P. M. – Le concept moderniste de solution générique est contraire à la diversité. C’est à chaque territoire de fabriquer sa propre capacité de résistance. Et il y a autant de réponses que de territoires. Nous devons intégrer à nos planifications et à nos projets une compréhension approfondie du socle géographique, naturel et écosystémique de chaque territoire, qui seule peut apporter des réponses adaptées. Il ne s’agit pas d’opposer low-tech et high-tech, mais de favoriser la right-tech.

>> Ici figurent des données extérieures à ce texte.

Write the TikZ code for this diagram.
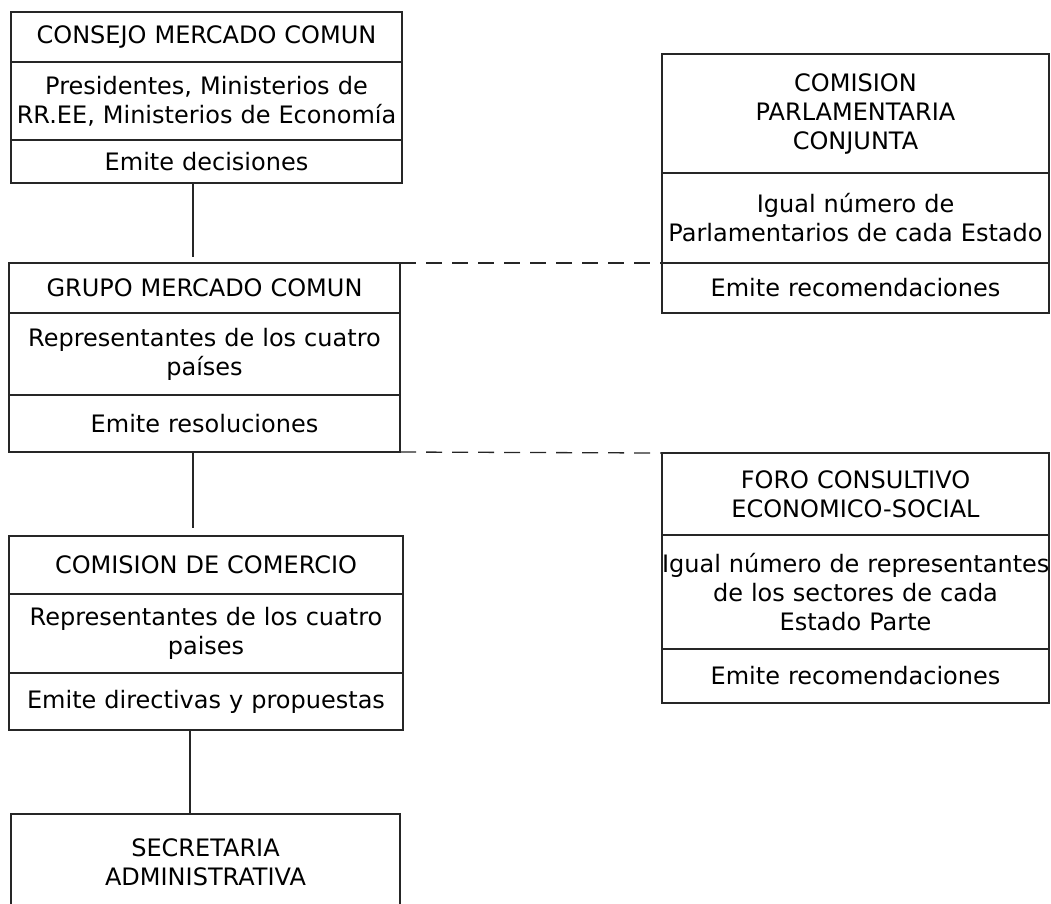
\documentclass[tikz,border=0pt]{standalone}
\usepackage{fontspec}
\newfontfamily\orgfont{DejaVu Sans}
\usetikzlibrary{positioning}
\tikzset{>=latex}
\tikzset{
  orgrow/.style={draw=black!85, line width=1.3pt, text width=#1, align=center, inner xsep=0pt, inner ysep=0pt, outer sep=0pt, font=\orgfont\fontsize{24}{29}\selectfont},
  link/.style={draw=black!85, line width=1.3pt},
  dashlink/.style={link, dash pattern=on 16pt off 10pt},
}

\begin{document}
\begin{tikzpicture}[x=1pt,y=-1pt]
    \useasboundingbox (0,0) rectangle (1051,903);
    \clip (0,0) rectangle (1051,903);

    % left column
    \node[orgrow=391pt, minimum height=50pt, anchor=north west] (cmc1) at (11,12) {CONSEJO MERCADO COMUN};
    \node[orgrow=391pt, minimum height=78pt, below=0pt of cmc1] (cmc2) {Presidentes, Ministerios de\\RR.EE, Ministerios de Economía};
    \node[orgrow=391pt, minimum height=43pt, below=0pt of cmc2] (cmc3) {Emite decisiones};

    \node[orgrow=391pt, minimum height=50pt, anchor=north west] (gmc1) at (9,263) {GRUPO MERCADO COMUN};
    \node[orgrow=391pt, minimum height=82pt, below=0pt of gmc1] (gmc2) {Representantes de los cuatro\\países};
    \node[orgrow=391pt, minimum height=57pt, below=0pt of gmc2] (gmc3) {Emite resoluciones};

    \node[orgrow=394pt, minimum height=58pt, anchor=north west] (cc1) at (9,536) {COMISION DE COMERCIO};
    \node[orgrow=394pt, minimum height=79pt, below=0pt of cc1] (cc2) {Representantes de los cuatro\\paises};
    \node[orgrow=394pt, minimum height=57pt, below=0pt of cc2] (cc3) {Emite directivas y propuestas};

    \node[orgrow=389pt, minimum height=96pt, anchor=north west] (sa) at (11,814) {SECRETARIA\\ADMINISTRATIVA};

    % right column
    \node[orgrow=387pt, minimum height=119pt, anchor=north west] (cpc1) at (662,54) {COMISION\\PARLAMENTARIA\\CONJUNTA};
    \node[orgrow=387pt, minimum height=90pt, below=0pt of cpc1] (cpc2) {Igual número de\\Parlamentarios de cada Estado};
    \node[orgrow=387pt, minimum height=50pt, below=0pt of cpc2] (cpc3) {Emite recomendaciones};

    \node[orgrow=387pt, minimum height=82pt, anchor=north west] (fces1) at (662,453) {FORO CONSULTIVO\\ECONOMICO-SOCIAL};
    \node[orgrow=387pt, minimum height=114pt, below=0pt of fces1] (fces2) {\mbox{Igual número de representantes}\\de los sectores de cada\\Estado Parte};
    \node[orgrow=387pt, minimum height=54pt, below=0pt of fces2] (fces3) {Emite recomendaciones};

    % connectors
    \draw[link, shorten >=6pt] ([xshift=-13.5pt]cmc3.south) -- ([xshift=-13.5pt]cmc3.south |- gmc1.north);
    \draw[link, shorten >=8pt] ([xshift=-11.5pt]gmc3.south) -- ([xshift=-11.5pt]gmc3.south |- cc1.north);
    \draw[link] ([xshift=-16pt]cc3.south) -- ([xshift=-16pt]cc3.south |- sa.north);
    \draw[dashlink] (gmc1.north east) -- (cpc3.north west);
    \draw[dashlink] (gmc3.south east) -- (fces1.north west);
\end{tikzpicture}
\end{document}
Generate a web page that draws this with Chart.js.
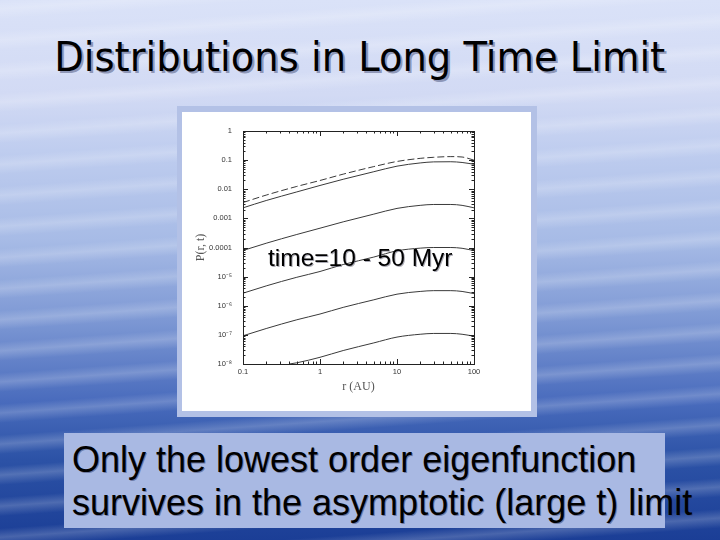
<!DOCTYPE html>
<html><head><meta charset="utf-8">
<script src="https://cdn.jsdelivr.net/npm/chart.js@4/dist/chart.umd.min.js"></script>
<style>
html,body{margin:0;padding:0;width:720px;height:540px;overflow:hidden}
#slide{position:relative;width:720px;height:540px;overflow:hidden;
background:
 repeating-linear-gradient(176deg, rgba(255,255,255,0) 0px, rgba(255,255,255,0.2) 9px, rgba(255,255,255,0) 19px, rgba(255,255,255,0) 31px),
 linear-gradient(to bottom, #dae2f8 0px, #d2daf4 95px, #bfcdef 150px, #a7bbe6 240px, #7d98d4 320px, #4a6cbd 400px, #2c52a6 460px, #1b3e96 540px);}
#title{position:absolute;left:0;top:32px;width:720px;text-align:center;white-space:nowrap;
 font-family:"DejaVu Sans Condensed","DejaVu Sans",sans-serif;font-size:40px;line-height:50px;color:#000;
 text-shadow:2px 2px 0 rgba(80,90,130,0.55)}
#title span{display:inline-block;transform-origin:center}
#frame{position:absolute;left:177px;top:106px;width:360px;height:311px;background:#b3c1e6}
#white{position:absolute;left:182px;top:112px;width:349px;height:299px;background:#fff}
#chartbox{position:absolute;left:183px;top:112px;width:348px;height:298px}
#overlay{position:absolute;left:268px;top:244px;white-space:nowrap;font-family:"Liberation Sans",Arial,sans-serif;font-size:24.5px;line-height:28px;color:#000;text-shadow:1px 1px 0 rgba(90,90,110,0.5)}
#note{position:absolute;left:64px;top:433px;width:601px;height:95px;background:#a9b9e3}
#notetext{position:absolute;left:72px;top:438px;white-space:nowrap;font-family:"Liberation Sans",Arial,sans-serif;font-size:36px;line-height:43px;color:#000;text-shadow:1px 1px 0 rgba(60,70,110,0.55)}
</style></head>
<body><div id="slide">
<div id="title"><span id="titlespan">Distributions in Long Time Limit</span></div>
<div id="frame"></div><div id="white"></div>
<div id="chartbox"><canvas id="c" width="348" height="298"></canvas></div>
<div id="overlay">time=10 - 50 Myr</div>
<div id="note"></div>
<div id="notetext">Only the lowest order eigenfunction<br>survives in the asymptotic (large t) limit</div>
</div>
<script>
// radius values (AU)
const radius = [0.1, 0.2, 0.5, 1, 2, 5, 10, 20, 30, 50, 70, 100];
const radiusLast = [0.4, 0.5, 1, 2, 5, 10, 20, 30, 50, 70, 100];
// P(r,t) curves, top to bottom
const curveA = [0.0035, 0.0063, 0.0125, 0.020, 0.033, 0.060, 0.090, 0.115, 0.125, 0.132, 0.128, 0.100];
const curveB = [0.0023, 0.0041, 0.0081, 0.0135, 0.022, 0.040, 0.062, 0.080, 0.087, 0.088, 0.083, 0.072];
const curveC = [7.9e-5, 1.4e-4, 2.8e-4, 4.6e-4, 7.6e-4, 1.4e-3, 2.2e-3, 2.8e-3, 3.0e-3, 3.0e-3, 2.8e-3, 2.3e-3];
const curveD = [2.7e-6, 4.8e-6, 9.5e-6, 1.5e-5, 2.6e-5, 4.7e-5, 7.7e-5, 9.5e-5, 1.0e-4, 1.0e-4, 9.4e-5, 7.8e-5];
const curveE = [9.3e-8, 1.65e-7, 3.3e-7, 5.2e-7, 8.8e-7, 1.6e-6, 2.5e-6, 3.1e-6, 3.3e-6, 3.3e-6, 3.1e-6, 2.6e-6];
const curveF = [1.0e-8, 1.1e-8, 1.7e-8, 2.9e-8, 5.3e-8, 8.4e-8, 1.05e-7, 1.12e-7, 1.12e-7, 1.05e-7, 9.0e-8];
// tick labels
const xTickValues = [0.1, 1, 10, 100];
const xTickLabels = ['0.1', '1', '10', '100'];
const yTickValues = [1e-8, 1e-7, 1e-6, 1e-5, 1e-4, 1e-3, 1e-2, 1e-1, 1];
const yTickLabels = ['10\u207B\u2078', '10\u207B\u2077', '10\u207B\u2076', '10\u207B\u2075', '0.0001', '0.001', '0.01', '0.1', '1'];

function pts(xs, ys){ return xs.map((x,i)=>({x:x, y:ys[i]})); }
function ds(xs, ys, dash){
  return {data: pts(xs, ys), showLine:true, borderColor:'#3a3a3a', borderWidth:1, pointRadius:0,
          borderDash: dash||[], tension:0.4, cubicInterpolationMode:'monotone', fill:false};
}

const frameTicks = {
  id:'frameTicks',
  afterDraw(chart){
    const {ctx, chartArea:a, scales:{x, y}} = chart;
    ctx.save();
    ctx.strokeStyle = '#222'; ctx.lineWidth = 1;
    ctx.strokeRect(Math.round(a.left)+0.5, Math.round(a.top)+0.5, Math.round(a.right-a.left), Math.round(a.bottom-a.top));
    ctx.beginPath();
    for (let e=-1; e<=1; e++) for (let m=1; m<=9; m++){
      const v = m*Math.pow(10,e); if (v>100.0001) continue;
      const p = Math.round(x.getPixelForValue(v))+0.5, L = m===1?5:2.5;
      ctx.moveTo(p, a.bottom); ctx.lineTo(p, a.bottom-L);
      ctx.moveTo(p, a.top); ctx.lineTo(p, a.top+L);
    }
    for (let e=-8; e<=0; e++) for (let m=1; m<=9; m++){
      const v = m*Math.pow(10,e); if (v>1.0001) continue;
      const p = Math.round(y.getPixelForValue(v))+0.5, L = m===1?5:2.5;
      ctx.moveTo(a.left, p); ctx.lineTo(a.left+L, p);
      ctx.moveTo(a.right, p); ctx.lineTo(a.right-L, p);
    }
    ctx.stroke();
    ctx.restore();
  }
};

new Chart(document.getElementById('c'), {
  type:'scatter',
  data:{datasets:[
    ds(radius, curveA, [7,3]),
    ds(radius, curveB),
    ds(radius, curveC),
    ds(radius, curveD),
    ds(radius, curveE),
    ds(radiusLast, curveF)
  ]},
  options:{
    responsive:false, animation:false, devicePixelRatio:1,
    layout:{padding:{left:0, right:57, top:19, bottom:0}},
    plugins:{legend:{display:false}, tooltip:{enabled:false}},
    scales:{
      x:{type:'logarithmic', min:0.1, max:100,
        afterBuildTicks(s){ s.ticks = xTickValues.map(v=>({value:v})); },
        afterFit(s){ s.height = 46; },
        grid:{display:false, drawTicks:false}, border:{display:false},
        ticks:{autoSkip:false, maxRotation:0, padding:3, color:'#333',
          font:{family:'"Liberation Sans", Arial, sans-serif', size:7.5},
          callback(v){ const i = xTickValues.findIndex(t=>Math.abs(t-v)/t<1e-6); return i>=0 ? xTickLabels[i] : ''; }},
        title:{display:true, text:'r (AU)', color:'#555',
          font:{family:'"Liberation Serif","DejaVu Serif",serif', size:12}, padding:{top:0,bottom:16}}
      },
      y:{type:'logarithmic', min:1e-8, max:1,
        afterBuildTicks(s){ s.ticks = yTickValues.map(v=>({value:v})); },
        afterFit(s){ s.width = 60; },
        grid:{display:false, drawTicks:false}, border:{display:false},
        ticks:{autoSkip:false, padding:11, color:'#333',
          font:{family:'"Liberation Sans", Arial, sans-serif', size:7.5},
          callback(v){ const i = yTickValues.findIndex(t=>Math.abs(t-v)/t<1e-6); return i>=0 ? yTickLabels[i] : ''; }},
        title:{display:true, text:'P(r, t)', color:'#555',
          font:{family:'"Liberation Serif","DejaVu Serif",serif', size:12}, padding:{top:11,bottom:0}}
      }
    }
  },
  plugins:[frameTicks]
});

// fit title width to the slide's title span
(function(){
  const s = document.getElementById('titlespan');
  const w = s.getBoundingClientRect().width;
  if (w>0) s.style.transform = 'scaleX(' + (611/w) + ')';
})();
</script>
</body></html>
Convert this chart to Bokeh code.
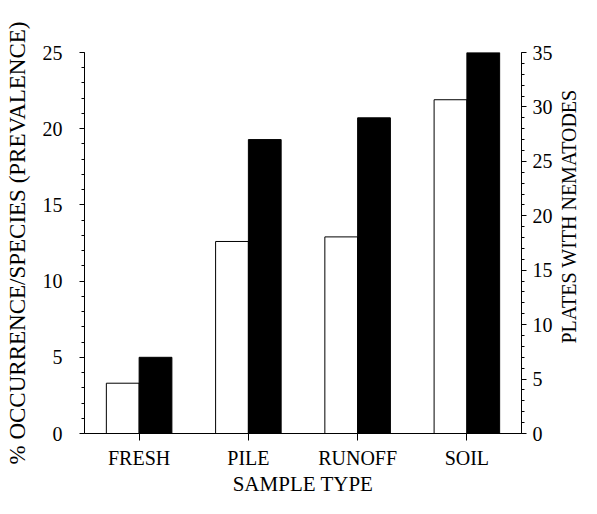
from bokeh.plotting import figure
from bokeh.layouts import row
from bokeh.models import (Range1d, LinearAxis, SingleIntervalTicker, FactorRange,
                          ColumnDataSource, Title)
from bokeh.transform import dodge
from bokeh.embed import file_html
from bokeh.resources import INLINE

# ---- data ----
sample_types = ["FRESH", "PILE", "RUNOFF", "SOIL"]
prevalence = [3.3, 12.6, 12.9, 21.9]      # % occurrence/species (left axis)
plates_with_nematodes = [7, 27, 29, 35]   # plates with nematodes (right axis)

FONT = "Liberation Serif"
W_LABEL = 26

p = figure(x_range=FactorRange(*sample_types), y_range=Range1d(0, 25),
           width=581 - W_LABEL, height=498, output_backend="svg", toolbar_location=None,
           min_border_left=84, min_border_right=0, min_border_top=52,
           min_border_bottom=0)
p.extra_y_ranges = {"plates": Range1d(0, 35)}
p.outline_line_color = None
p.xgrid.visible = False
p.ygrid.visible = False
p.background_fill_color = "white"
p.border_fill_color = "white"

src = ColumnDataSource(dict(cat=sample_types, prev=prevalence, plates=plates_with_nematodes))
p.vbar(x=dodge("cat", -0.15, range=p.x_range), top="prev", width=0.3, source=src,
       fill_color="white", line_color="black", line_width=1)
p.vbar(x=dodge("cat", 0.15, range=p.x_range), top="plates", width=0.3, source=src,
       fill_color="black", line_color="black", line_width=1, y_range_name="plates")

# left axis
ya = p.yaxis[0]
ya.ticker = SingleIntervalTicker(interval=5, num_minor_ticks=5)
ya.major_tick_in = 0
ya.major_tick_out = 5
ya.minor_tick_in = 0
ya.minor_tick_out = 3
ya.axis_line_color = "black"
ya.major_label_standoff = 17
ya.major_label_text_font = FONT
ya.major_label_text_font_size = "20px"
ya.major_label_text_color = "black"
ya.axis_label = "% OCCURRENCE/SPECIES (PREVALENCE)"
ya.axis_label_text_font = FONT
ya.axis_label_text_font_size = "23px"
ya.axis_label_text_font_style = "normal"
ya.axis_label_text_color = "black"
ya.axis_label_standoff = 10

# right axis
ra = LinearAxis(y_range_name="plates",
                ticker=SingleIntervalTicker(interval=5, num_minor_ticks=5))
ra.major_tick_in = 0
ra.major_tick_out = 5
ra.minor_tick_in = 0
ra.minor_tick_out = 3
ra.axis_line_color = "black"
ra.major_label_standoff = 6
ra.major_label_text_font = FONT
ra.major_label_text_font_size = "20px"
ra.major_label_text_color = "black"
p.add_layout(ra, "right")

# bottom axis
xa = p.xaxis[0]
xa.major_tick_in = 0
xa.major_tick_out = 7
xa.axis_line_color = "black"
xa.major_label_standoff = 6
xa.major_label_text_font = FONT
xa.major_label_text_font_size = "20px"
xa.major_label_text_color = "black"
xa.axis_label = "SAMPLE TYPE"
xa.axis_label_text_font = FONT
xa.axis_label_text_font_size = "21px"
xa.axis_label_text_font_style = "normal"
xa.axis_label_text_color = "black"
xa.axis_label_standoff = 0

# narrow strip carrying the right-hand axis title (reads bottom to top)
p2 = figure(width=W_LABEL, height=498, output_backend="svg", toolbar_location=None,
            x_axis_location=None, y_axis_location=None, min_border=0)
p2.outline_line_color = None
p2.grid.visible = False
p2.background_fill_color = "white"
p2.border_fill_color = "white"
p2.add_layout(Title(text="PLATES WITH NEMATODES", align="left", offset=90,
                    standoff=0, text_font=FONT, text_font_size="20px",
                    text_font_style="normal", text_color="black"), "left")

layout = row(p, p2, spacing=0)
open("out.html", "w").write(file_html(layout, INLINE))
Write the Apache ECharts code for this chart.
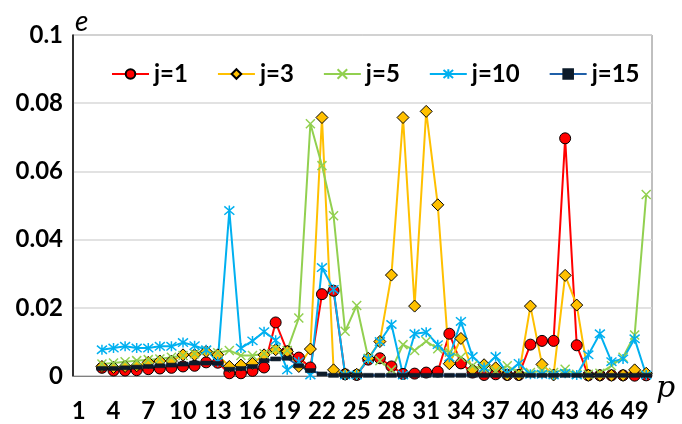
<!DOCTYPE html>
<html><head><meta charset="utf-8">
<script src="https://cdn.jsdelivr.net/npm/echarts@6/dist/echarts.min.js"></script>
<style>html,body{margin:0;padding:0;background:#fff}#c{width:682px;height:424px}</style>
</head><body><div id="c"></div>
<script>
// categories p = 1..50 (data start at p = 3)
const categories = Array.from({length: 50}, (_, i) => String(i + 1));
const firstP = 3;
const j1 = [0.0024,0.0016,0.0016,0.0017,0.002,0.0022,0.0024,0.0028,0.003,0.004,
            0.0039,0.0008,0.0008,0.0015,0.0025,0.0157,0.0072,0.0054,0.0025,0.024,
            0.025,0.0005,0.0003,0.0048,0.0052,0.0028,0.0006,0.0007,0.001,0.0013,
            0.0124,0.0037,0.001,0.0003,0.0005,0.0003,0.0003,0.0092,0.0103,0.0103,
            0.0697,0.009,0.0002,0.0002,0.0002,0.0002,0.0001,0.0002];
const j3 = [0.0028,0.0025,0.0028,0.003,0.004,0.0044,0.0044,0.0062,0.0062,0.0072,
            0.0062,0.0028,0.0032,0.0037,0.0062,0.0077,0.0072,0.0028,0.0079,0.0758,
            0.0018,0.0005,0.0005,0.0052,0.0101,0.0296,0.0758,0.0205,0.0776,0.0502,
            0.0036,0.011,0.0018,0.0033,0.0024,0.0003,0.0003,0.0205,0.0034,0.0003,
            0.0295,0.0208,0.0002,0.0002,0.0002,0.0002,0.0018,0.0008];
const j5 = [0.0035,0.0038,0.0042,0.0045,0.0048,0.005,0.0055,0.006,0.0065,0.0075,
            0.0068,0.0075,0.006,0.006,0.0065,0.0078,0.0075,0.017,0.074,0.0617,
            0.047,0.0131,0.0207,0.0052,0.0045,0.0018,0.0092,0.0075,0.0102,0.008,
            0.007,0.0055,0.003,0.002,0.0015,0.003,0.0008,0.001,0.0015,0.001,
            0.002,0.0005,0.0005,0.0008,0.003,0.0055,0.012,0.0532];
const j10 = [0.0077,0.0082,0.0087,0.0082,0.0082,0.0087,0.0087,0.0098,0.0089,0.0077,
             0.0042,0.0485,0.0082,0.0103,0.013,0.0105,0.0018,0.0042,0.0003,0.0318,
             0.0254,0.0003,0.0003,0.005,0.0101,0.0151,0.0003,0.0124,0.0128,0.0092,
             0.0055,0.016,0.0057,0.0025,0.0057,0.0008,0.0037,0.0005,0.0005,0.0003,
             0.0008,0.0003,0.0062,0.0124,0.0042,0.005,0.0109,0.0003];
const j15 = [0.0022,0.0022,0.0024,0.0026,0.0028,0.003,0.0032,0.0035,0.0038,0.0038,
             0.0037,0.002,0.0022,0.0028,0.0045,0.005,0.0052,0.003,0.0016,0.0006,
             0.0002,0.0002,0.0002,0.0002,0.0002,0.0002,0.0002,0.0002,0.0002,0.0002,
             0.0002,0.0002,0.0002,0.0002,0.0002,0.0002,0.0002,0.0002,0.0002,0.0002,
             0.0002,0.0002,0.0002,0.0002,0.0002,0.0002,0.0002,0.0002];
const yTicks = [0, 0.02, 0.04, 0.06, 0.08, 0.1];

function pad(arr){ const out = []; for (let i = 1; i < firstP; i++) out.push(null); return out.concat(arr); }

const FONT = 'Lato';
const xPath = 'path://M0,0L10,10M10,0L0,10';
const starPath = 'path://M0,0L10,10M10,0L0,10M5,-1L5,11';

function mk(name, data, color, symbol, size, fill, border, bw){
  return {
    name, type: 'line', data: pad(data), showAllSymbol: true, symbol, symbolSize: size,
    lineStyle: {color, width: 2},
    itemStyle: {color: fill, borderColor: border, borderWidth: bw},
    emphasis: {disabled: true}
  };
}

const chart = echarts.init(document.getElementById('c'), null, {renderer: 'canvas'});
chart.setOption({
  animation: false,
  backgroundColor: '#fff',
  grid: {left: 73, right: 30, top: 35, bottom: 48, show: true, borderColor: '#808080', borderWidth: 1},
  legend: {
    left: 106, top: 57, itemWidth: 37, itemHeight: 12, itemGap: 29,
    textStyle: {fontFamily: FONT, fontWeight: 'bold', fontSize: 24, color: '#000'},
    data: ['j=1','j=3','j=5','j=10','j=15']
  },
  xAxis: {
    type: 'category', data: categories, boundaryGap: true,
    name: 'p', nameLocation: 'end', nameGap: 4,
    nameTextStyle: {fontFamily: 'DejaVu Serif', fontStyle: 'italic', fontSize: 30, color: '#000', verticalAlign: 'top', lineHeight: 30, padding: [-2,0,0,0]},
    axisLine: {show: true, lineStyle: {color: '#808080'}},
    axisTick: {show: false},
    axisLabel: {interval: 2, margin: 23, fontFamily: FONT, fontWeight: 'bold', fontSize: 24, color: '#000'},
    splitLine: {show: false}
  },
  yAxis: {
    type: 'value', min: 0, max: 0.1, interval: 0.02,
    name: 'e', nameLocation: 'end', nameGap: 3,
    nameTextStyle: {fontFamily: FONT, fontStyle: 'italic', fontSize: 28, color: '#000', align: 'left', verticalAlign: 'bottom', padding: [0,0,-4,2]},
    axisLine: {show: true, lineStyle: {color: '#000', width: 1.5}},
    axisTick: {show: false},
    axisLabel: {margin: 10, fontFamily: FONT, fontWeight: 'bold', fontSize: 24, color: '#000',
      formatter: v => { const t = yTicks.find(x => Math.abs(x - v) < 1e-9); return t === undefined ? '' : String(t); }},
    splitLine: {show: true, lineStyle: {color: '#d9d9d9', width: 1.5}}
  },
  series: [
    mk('j=1', j1, '#FF0000', 'circle', 11, '#FF0000', '#000', 1),
    mk('j=3', j3, '#FFC000', 'diamond', 12, '#FFC000', '#000', 1),
    mk('j=5', j5, '#92D050', xPath, 9, '#92D050', '#92D050', 1.5),
    mk('j=10', j10, '#00B0F0', starPath, 10, '#00B0F0', '#00B0F0', 1.5),
    mk('j=15', j15, '#1F5FA8', 'rect', [10,4], '#0D1B2A', '#0D1B2A', 0.5)
  ]
});
</script></body></html>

Autrement dit, la bonne technique, la bonne quantité et le bon propos.

 

Quel rôle doivent jouer les architectes et comment dialoguer avec les habitants des différents territoires pour rendre l’adaptation acceptable ?

P. M. – Conseiller les maîtres d’ouvrage est au cœur de notre devoir de maîtres d’œuvre. Tout part de nos propositions des maîtres d’œuvre, nourries par les maîtres d’usage. C’est à nous de mettre en œuvre le ménagement des territoires sur le terrain. Il s’agit de retrouver un regard bienveillant sur le ressenti habitant. Réhabiliter le monde déjà là, apaiser les peurs face au changement est au cœur de nos métiers. À Bordeaux par exemple, pour un programme de 120 logements situé entre des barres d’immeubles et des maisons de pierre, nous n’avons rien dessiné avant d’organiser un bivouac d’une semaine à l’occasion de la Fête des voisins. Plus un groupe se réunit, mieux il se connaît, plus il s’auto-régule. L’intelligence collective existe et fonctionne ! Aujourd’hui, une partie des maisons ont été réhabilitées et certaines sont habitées par des étudiants ; des habitants des barres et des maisons de pierre ont changé de statut ; une demande de vivre ensemble a émergé, qui s’est concrétisée par 12 logements en habitat participatif. Lorsqu’on déplace 50 % d’un village en Martinique pour le protéger de la montée du niveau de la mer, on ne peut pas le faire sans l’avis des habitants ! Avec eux et l’aide d’une ONG spécialisée dans le stress post-traumatique s’élabore un plan stratégique. Pour faire accepter le déplacement d’une école transformée en école refuge, la pierre magique des enfants est déplacée. Les architectes et les ingénieurs doivent adopter un nouveau discours, plus social et culturel. Il s’agit de s’engager et non plus d’administrer ; de contenter les besoins et non plus de consommer ; de réhabiliter et non plus de construire ; de ménager et non plus d’aménager.

 

Bio de Philippe Madec

Philippe Madec, architecte et urbaniste né en Bretagne en 1954, est l’un des pionniers du développement durable en urbanisme et architecture. Depuis le début de sa pratique, il développe une approche écoresponsable du projet architectural et urbain. Il conçoit tout type de bâtiment, depuis le logement social jusqu’aux équipements culturels et travaille à toutes les échelles de l’établissement humain, depuis les bourgs jusqu’aux métropoles. Il poursuit de concert la pratique professionnelle de ses métiers d’architecte et d’urbaniste avec des activités d’écriture et d’enseignement en architecture et urbanisme. Il a été expert pour le Grenelle de l’environnement et pour l’ONU à Habitat III, et il est à l’initiative du Manifeste pour une Frugalité heureuse et créative, paru en 2018, qui traite du ménagement des territoires urbains et ruraux.